Suppose you have a set of pairs (a,b) corresponding to students in a class. a = the student's score on the first midterm, b = score on second midterm.
If you plot the pairs with a on x-axis, b on y-axis, then get the least-squares line, you have an upward sloping line.
The line slope should be less than 1, indicating regression to the mean.
If you plot b on x-axis, a on y-axis, the slope is necessarily now greater than 1. But I fail to see what has changed in the analysis -- a and b are both just supposed to be samples from the same distribution, right?
This has been driving me crazy, so I'd love some help.
Thank you!
[+] [-] roundsquare|16 years ago|reply
x < mean => y > x
x > mean => y < x
If the scores are normalized. Regression to the mean is that most people move towards the mean in subsequent games/attempts/whatever.
But I fail to see what has changed in the analysis -- a and b are both just supposed to be samples from the same distribution, right?
Not at all. b is not independent of a, thats the whole point of regression to the mean. If you take ordered pairs where there is no connection between a and b, then you won't get any regression to the mean, you'll get points essentially randomly placed on the plane.
[+] [-] noaharc|16 years ago|reply
Fair point about "no connection between a and b".
What I should have said was something like: Why is it important that a come before b chronologically? If we were mistaken, and we thought that b came first, then what we would be seeing is "progression from the mean".
Does the concept of regression to the mean depend on the chronology of events? That would be weird -- most probability doesn't, right?
[+] [-] mbrubeck|16 years ago|reply
This is exactly reversed. If A and B are perfectly correlated, then you will have no regression to the mean. If they are perfectly independent, then you will have full regression to the mean. If they are only partially correlated, then you will have only partial regression to the mean.
(This is easy to see if you run a simulation of each case.)
[+] [-] mbrubeck|16 years ago|reply
If for some reason only the above-average students regressed, then the slope would be <1. But regression to the mean also affects the scores of students who started below average; as a group we should expect them to regress upward toward the mean. Combine the two groups, and the effects exactly cancel out, leaving a slope of 1.
(Since you say the slope "should be" one, I assume the scores are normalized somehow so that the mean score for exam A is the same as the mean for exam B.)
[+] [-] dmlorenzetti|16 years ago|reply
Suppose the course material is really cumulative, so that some students "get it" and take off, while other students fall by the wayside. Then scoring well on the first test predicts scoring well on the second midterm, while scoring poorly on the first predicts scoring really badly on the second. Then the slope of your least-squares-fit line could easily be greater than 1.

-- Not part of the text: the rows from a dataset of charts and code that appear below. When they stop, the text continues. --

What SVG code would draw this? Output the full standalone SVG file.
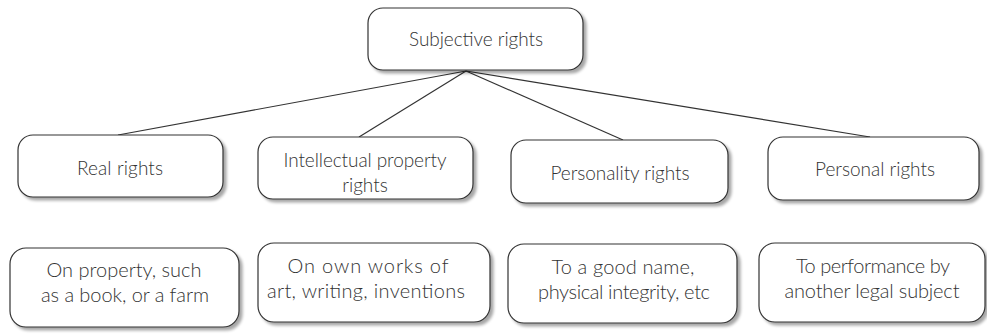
<svg xmlns="http://www.w3.org/2000/svg" width="987" height="334" viewBox="0 0 987 334">
<defs>
<filter id="sh" x="-10%" y="-10%" width="125%" height="130%">
<feGaussianBlur in="SourceAlpha" stdDeviation="1.5"/>
<feOffset dx="3" dy="3" result="b"/>
<feComponentTransfer><feFuncA type="linear" slope="0.35"/></feComponentTransfer>
<feMerge><feMergeNode/><feMergeNode in="SourceGraphic"/></feMerge>
</filter>
</defs>
<style>
.box{fill:#fff;stroke:#333;stroke-width:1.2;filter:url(#sh)}
.t{font-family:Lato,"Open Sans","Liberation Sans",sans-serif;font-size:19px;font-weight:300;fill:#333;text-anchor:middle}
.t2{font-family:Lato,"Open Sans","Liberation Sans",sans-serif;font-size:20px;font-weight:300;fill:#333;text-anchor:middle}
.c{stroke:#333;stroke-width:1.2;fill:none}
</style>
<rect width="987" height="334" fill="#fff"/>
<g id="connectors">
<line class="c" x1="466" y1="71" x2="118" y2="135"/>
<line class="c" x1="466" y1="71" x2="359" y2="137"/>
<line class="c" x1="466" y1="71" x2="623" y2="140"/>
<line class="c" x1="466" y1="71" x2="870" y2="137"/>
</g>
<g id="subjective">
<rect class="box" x="368" y="8" width="215" height="62" rx="15"/>
<text class="t" x="476" y="46" textLength="134" lengthAdjust="spacing">Subjective rights</text>
</g>
<g id="real">
<rect class="box" x="18" y="135" width="205" height="62" rx="15"/>
<text class="t" x="120" y="175" textLength="86" lengthAdjust="spacing">Real rights</text>
</g>
<g id="intellectual">
<rect class="box" x="258" y="137" width="215" height="62" rx="15"/>
<text class="t" x="365" y="167" textLength="163" lengthAdjust="spacing">Intellectual property</text>
<text class="t" x="365" y="192">rights</text>
</g>
<g id="personality">
<rect class="box" x="511" y="140" width="217" height="63" rx="15"/>
<text class="t" x="620" y="180" textLength="139" lengthAdjust="spacing">Personality rights</text>
</g>
<g id="personal">
<rect class="box" x="768" y="137" width="211" height="63" rx="15"/>
<text class="t" x="875" y="176" textLength="120" lengthAdjust="spacing">Personal rights</text>
</g>
<g id="property">
<rect class="box" x="10" y="248" width="229" height="79" rx="16"/>
<text class="t2" x="124" y="277" textLength="155" lengthAdjust="spacing">On property, such</text>
<text class="t2" x="125" y="302" textLength="168" lengthAdjust="spacing">as a book, or a farm</text>
</g>
<g id="works">
<rect class="box" x="258" y="243" width="232" height="79" rx="16"/>
<text class="t2" x="368" y="273" textLength="161" lengthAdjust="spacing">On own works of</text>
<text class="t2" x="366" y="298" textLength="198" lengthAdjust="spacing">art, writing, inventions</text>
</g>
<g id="goodname">
<rect class="box" x="508" y="244" width="229" height="79" rx="16"/>
<text class="t2" x="623" y="274" textLength="143" lengthAdjust="spacing">To a good name,</text>
<text class="t2" x="624" y="299" textLength="172" lengthAdjust="spacing">physical integrity, etc</text>
</g>
<g id="performance">
<rect class="box" x="759" y="243" width="226" height="79" rx="16"/>
<text class="t2" x="873" y="273" textLength="154" lengthAdjust="spacing">To performance by</text>
<text class="t2" x="872" y="298" textLength="175" lengthAdjust="spacing">another legal subject</text>
</g>
</svg>
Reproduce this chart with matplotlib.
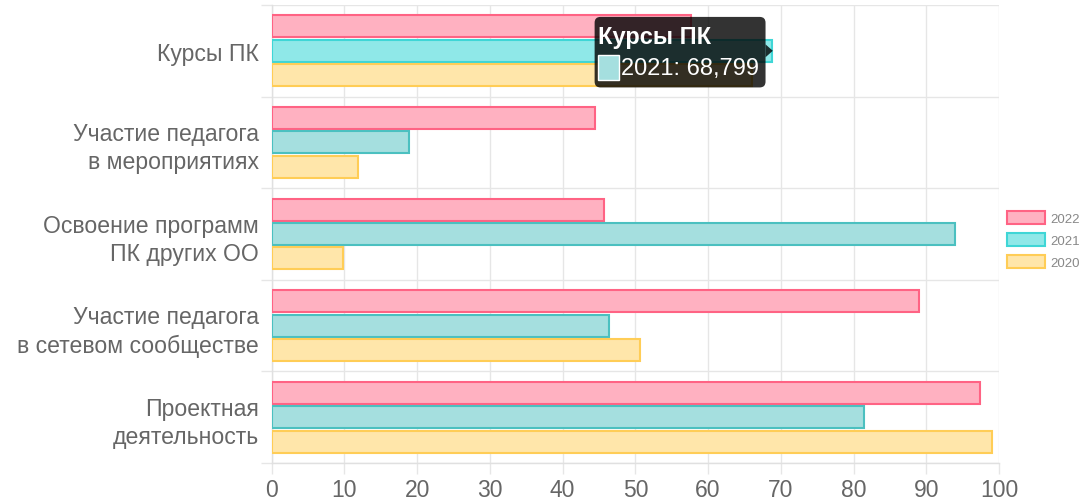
import matplotlib
matplotlib.use("Agg")
import matplotlib.pyplot as plt
import numpy as np
from matplotlib.patches import FancyBboxPatch, Rectangle

categories = ["Курсы ПК", "Участие педагога\nв мероприятиях", "Освоение программ\nПК других ОО",
              "Участие педагога\nв сетевом сообществе", "Проектная\nдеятельность"]
series_names = ["2022", "2021", "2020"]
v2022 = [57.7, 44.4, 45.7, 89.0, 97.4]
v2021 = [68.799, 18.9, 93.9, 46.4, 81.5]
v2020 = [66.0, 11.8, 9.8, 50.7, 99.0]
xticks = list(range(0, 101, 10))

faces = ["#ffb1c1", "#a5dfdf", "#ffe6aa"]
edges = ["#ff6384", "#4bc0c0", "#ffcd56"]
hover_face = "#8fe8e8"
hover_edge = "#3fd6d6"

plt.rcParams['font.family'] = ['Liberation Sans', 'DejaVu Sans']

fig = plt.figure(figsize=(10.89, 5.02), dpi=100)
ax = fig.add_axes([271.7/1089, 1-464/502, 727.3/1089, 458/502])

y = np.arange(len(categories))
h = 0.8 / 3 * 0.9
offsets = [-0.8/3, 0.0, 0.8/3]
values = [v2022, v2021, v2020]
for i, (vals, name) in enumerate(zip(values, series_names)):
    fc = [faces[i]] * len(vals)
    ec = [edges[i]] * len(vals)
    if i == 1:
        fc[0] = hover_face
        ec[0] = hover_edge
    ax.barh(y + offsets[i], vals, height=h, color=fc, edgecolor=ec, linewidth=1.5,
            label=name, zorder=3)

ax.set_xlim(0, 100)
ax.set_ylim(len(categories) - 0.5, -0.5)
ax.set_xticks(xticks)
ax.set_xticklabels([str(t) for t in xticks], fontsize=16.5, color="#666666")
ax.set_yticks(y)
ax.set_yticklabels(categories, fontsize=16.6, color="#666666", linespacing=1.3)
ax.set_yticks(np.arange(-0.5, len(categories)), minor=True)
ax.tick_params(axis='y', which='major', length=0, pad=9)
ax.tick_params(axis='y', which='minor', length=8, color="#e6e6e6", width=1)
ax.tick_params(axis='x', which='major', length=8, color="#e6e6e6", width=1, pad=3)
ax.grid(axis='x', which='major', color="#e6e6e6", linewidth=1, zorder=0)
ax.grid(axis='y', which='minor', color="#e6e6e6", linewidth=1, zorder=0)
for s in ["top", "right"]:
    ax.spines[s].set_visible(False)
for s in ["left", "bottom"]:
    ax.spines[s].set_color("#e0e0e0")
    ax.spines[s].set_linewidth(1)

# tooltip
ax.add_patch(FancyBboxPatch((44.4, -0.37), 23.5, 0.77,
                            boxstyle="round,pad=0,rounding_size=0.8",
                            mutation_aspect=7.27/91.6, facecolor="#000000", alpha=0.8,
                            edgecolor="none", zorder=5))
ax.add_patch(plt.Polygon([[67.9, -0.07], [68.9, 0.0], [67.9, 0.07]], closed=True,
                         facecolor="#000000", alpha=0.8, edgecolor="none", zorder=5))
ax.text(44.8, -0.16, "Курсы ПК", color="white", fontsize=17, fontweight="bold",
        va="center", ha="left", zorder=6)
ax.add_patch(Rectangle((44.8, 0.05), 3.0, 0.27, facecolor="#a5dfdf", edgecolor="white",
                       linewidth=1, zorder=6))
ax.text(48.0, 0.19, f"2021: {v2021[0]:.3f}".replace(".", ","), color="white", fontsize=17,
        va="center", ha="left", zorder=6)

leg = fig.legend(loc="center left", bbox_to_anchor=(1007/1089, 1-241/502), frameon=False,
                 fontsize=9.5, handlelength=2.9, handleheight=1.15, labelspacing=0.6,
                 handletextpad=0.4, borderpad=0, borderaxespad=0)
for t in leg.get_texts():
    t.set_color("#888888")

fig.savefig("out.png", dpi=100)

In other words, the mean could stay the same, due to above-average students (on the first test) getting better, and below-average students getting worse. There's no reason to suppose that below-average students will magically get better.
[+] [-] noaharc|16 years ago|reply
If you do poorly on the first test, the x-coordinate is low/close to y-axis. You're then expected to do better on the second test, so the y-coordinate is high. This will flatten the left half of the line.
As you said, if you do well on the first test, the x-coordinate is high, and the y-coordinate is low. This will flatten the right half of the line.
Right?